start

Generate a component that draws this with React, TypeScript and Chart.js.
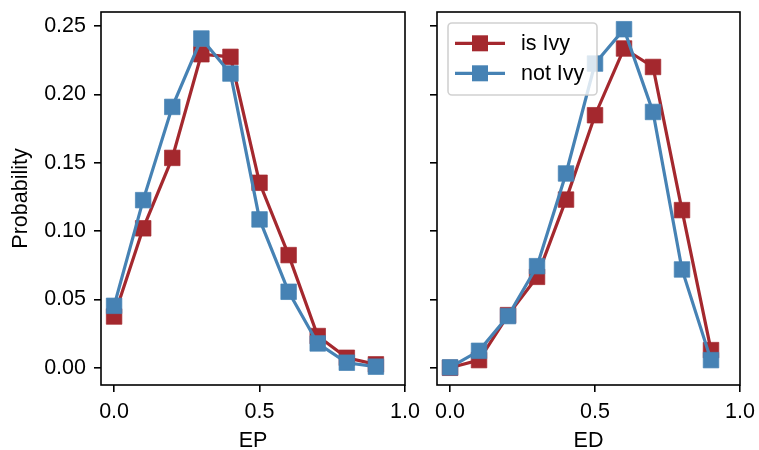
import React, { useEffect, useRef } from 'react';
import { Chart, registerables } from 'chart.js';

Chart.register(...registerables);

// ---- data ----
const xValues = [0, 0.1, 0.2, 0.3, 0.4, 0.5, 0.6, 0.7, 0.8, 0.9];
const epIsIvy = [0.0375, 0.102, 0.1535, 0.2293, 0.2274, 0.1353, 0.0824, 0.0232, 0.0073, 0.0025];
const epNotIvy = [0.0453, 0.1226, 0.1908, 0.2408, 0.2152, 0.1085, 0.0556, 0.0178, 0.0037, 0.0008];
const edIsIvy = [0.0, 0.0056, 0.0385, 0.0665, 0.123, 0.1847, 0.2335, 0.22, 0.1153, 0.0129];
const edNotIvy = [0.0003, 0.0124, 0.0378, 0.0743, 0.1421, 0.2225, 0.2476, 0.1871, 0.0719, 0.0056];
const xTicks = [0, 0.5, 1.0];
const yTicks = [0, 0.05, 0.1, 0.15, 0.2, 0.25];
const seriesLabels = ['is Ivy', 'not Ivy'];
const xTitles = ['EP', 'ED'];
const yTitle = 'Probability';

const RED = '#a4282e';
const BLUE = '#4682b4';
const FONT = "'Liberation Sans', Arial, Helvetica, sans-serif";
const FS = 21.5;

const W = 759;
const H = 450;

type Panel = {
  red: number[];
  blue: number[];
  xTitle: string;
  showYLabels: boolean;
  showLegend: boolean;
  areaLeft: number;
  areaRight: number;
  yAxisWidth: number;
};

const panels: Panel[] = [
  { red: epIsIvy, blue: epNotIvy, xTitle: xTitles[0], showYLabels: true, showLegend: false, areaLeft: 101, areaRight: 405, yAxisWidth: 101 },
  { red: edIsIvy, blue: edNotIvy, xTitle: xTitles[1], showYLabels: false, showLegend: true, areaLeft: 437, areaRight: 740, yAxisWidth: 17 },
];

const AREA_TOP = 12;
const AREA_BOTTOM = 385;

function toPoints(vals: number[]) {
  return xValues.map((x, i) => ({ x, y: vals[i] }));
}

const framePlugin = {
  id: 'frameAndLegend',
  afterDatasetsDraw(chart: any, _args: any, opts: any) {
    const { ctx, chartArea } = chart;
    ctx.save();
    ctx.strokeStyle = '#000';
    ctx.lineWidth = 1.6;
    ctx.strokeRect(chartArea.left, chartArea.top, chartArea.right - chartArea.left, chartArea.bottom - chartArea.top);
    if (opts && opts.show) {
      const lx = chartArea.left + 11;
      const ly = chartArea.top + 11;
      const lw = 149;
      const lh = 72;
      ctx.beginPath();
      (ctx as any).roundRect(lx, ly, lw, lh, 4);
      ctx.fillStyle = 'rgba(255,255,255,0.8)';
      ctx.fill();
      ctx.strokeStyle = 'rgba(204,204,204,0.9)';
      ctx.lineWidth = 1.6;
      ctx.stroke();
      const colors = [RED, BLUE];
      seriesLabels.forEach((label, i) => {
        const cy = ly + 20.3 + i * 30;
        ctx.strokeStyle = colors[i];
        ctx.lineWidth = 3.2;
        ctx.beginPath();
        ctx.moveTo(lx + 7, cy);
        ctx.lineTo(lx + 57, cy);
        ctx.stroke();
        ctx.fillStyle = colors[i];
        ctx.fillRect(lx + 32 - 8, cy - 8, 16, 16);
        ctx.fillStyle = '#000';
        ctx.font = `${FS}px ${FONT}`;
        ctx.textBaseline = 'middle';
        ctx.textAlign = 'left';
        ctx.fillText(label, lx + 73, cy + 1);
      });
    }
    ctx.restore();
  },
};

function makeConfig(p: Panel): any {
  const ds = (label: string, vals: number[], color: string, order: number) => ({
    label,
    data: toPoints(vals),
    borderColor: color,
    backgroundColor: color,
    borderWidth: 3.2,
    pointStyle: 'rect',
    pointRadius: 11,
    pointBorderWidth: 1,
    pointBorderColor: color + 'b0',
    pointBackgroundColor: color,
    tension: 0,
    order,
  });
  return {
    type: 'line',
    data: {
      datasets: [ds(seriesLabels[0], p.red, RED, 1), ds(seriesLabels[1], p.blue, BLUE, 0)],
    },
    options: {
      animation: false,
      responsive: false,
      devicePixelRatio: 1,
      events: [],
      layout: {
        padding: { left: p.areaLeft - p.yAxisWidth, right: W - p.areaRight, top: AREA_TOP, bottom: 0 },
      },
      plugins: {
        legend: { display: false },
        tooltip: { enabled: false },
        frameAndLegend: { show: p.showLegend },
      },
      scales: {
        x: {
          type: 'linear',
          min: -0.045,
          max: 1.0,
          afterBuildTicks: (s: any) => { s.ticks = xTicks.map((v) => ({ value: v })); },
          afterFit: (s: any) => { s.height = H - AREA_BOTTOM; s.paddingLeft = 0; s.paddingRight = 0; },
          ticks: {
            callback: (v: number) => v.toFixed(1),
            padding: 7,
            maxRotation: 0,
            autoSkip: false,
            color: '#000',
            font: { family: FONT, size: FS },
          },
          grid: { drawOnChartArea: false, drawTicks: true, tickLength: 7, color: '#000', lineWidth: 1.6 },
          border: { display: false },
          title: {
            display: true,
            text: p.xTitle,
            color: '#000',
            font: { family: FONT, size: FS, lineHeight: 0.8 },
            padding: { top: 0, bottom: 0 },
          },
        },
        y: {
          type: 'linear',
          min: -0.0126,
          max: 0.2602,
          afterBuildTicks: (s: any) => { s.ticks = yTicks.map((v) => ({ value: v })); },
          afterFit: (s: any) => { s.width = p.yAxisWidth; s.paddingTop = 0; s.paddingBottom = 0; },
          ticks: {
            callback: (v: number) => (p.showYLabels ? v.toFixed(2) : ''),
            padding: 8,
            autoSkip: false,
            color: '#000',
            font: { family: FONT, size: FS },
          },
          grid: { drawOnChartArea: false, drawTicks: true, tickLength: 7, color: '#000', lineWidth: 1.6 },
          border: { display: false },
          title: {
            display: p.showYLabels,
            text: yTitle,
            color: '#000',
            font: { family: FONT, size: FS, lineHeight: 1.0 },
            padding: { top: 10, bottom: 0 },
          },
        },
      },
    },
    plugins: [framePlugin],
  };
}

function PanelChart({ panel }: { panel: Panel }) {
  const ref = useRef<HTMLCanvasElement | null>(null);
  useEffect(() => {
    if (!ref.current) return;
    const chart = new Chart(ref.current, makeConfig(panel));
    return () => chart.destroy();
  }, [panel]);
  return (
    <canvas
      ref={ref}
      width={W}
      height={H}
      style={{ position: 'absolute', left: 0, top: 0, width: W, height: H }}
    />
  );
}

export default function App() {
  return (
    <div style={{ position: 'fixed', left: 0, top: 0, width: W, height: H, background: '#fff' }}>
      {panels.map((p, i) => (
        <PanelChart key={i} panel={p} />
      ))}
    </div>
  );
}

end

**Job**
Set the lines above down again, word for word, from the first through the one containing "Chart.register(...registerables);"; pictures excluded.

**Answer**
Generate a component that draws this with React, TypeScript and Chart.js.
import React, { useEffect, useRef } from 'react';
import { Chart, registerables } from 'chart.js';

Chart.register(...registerables);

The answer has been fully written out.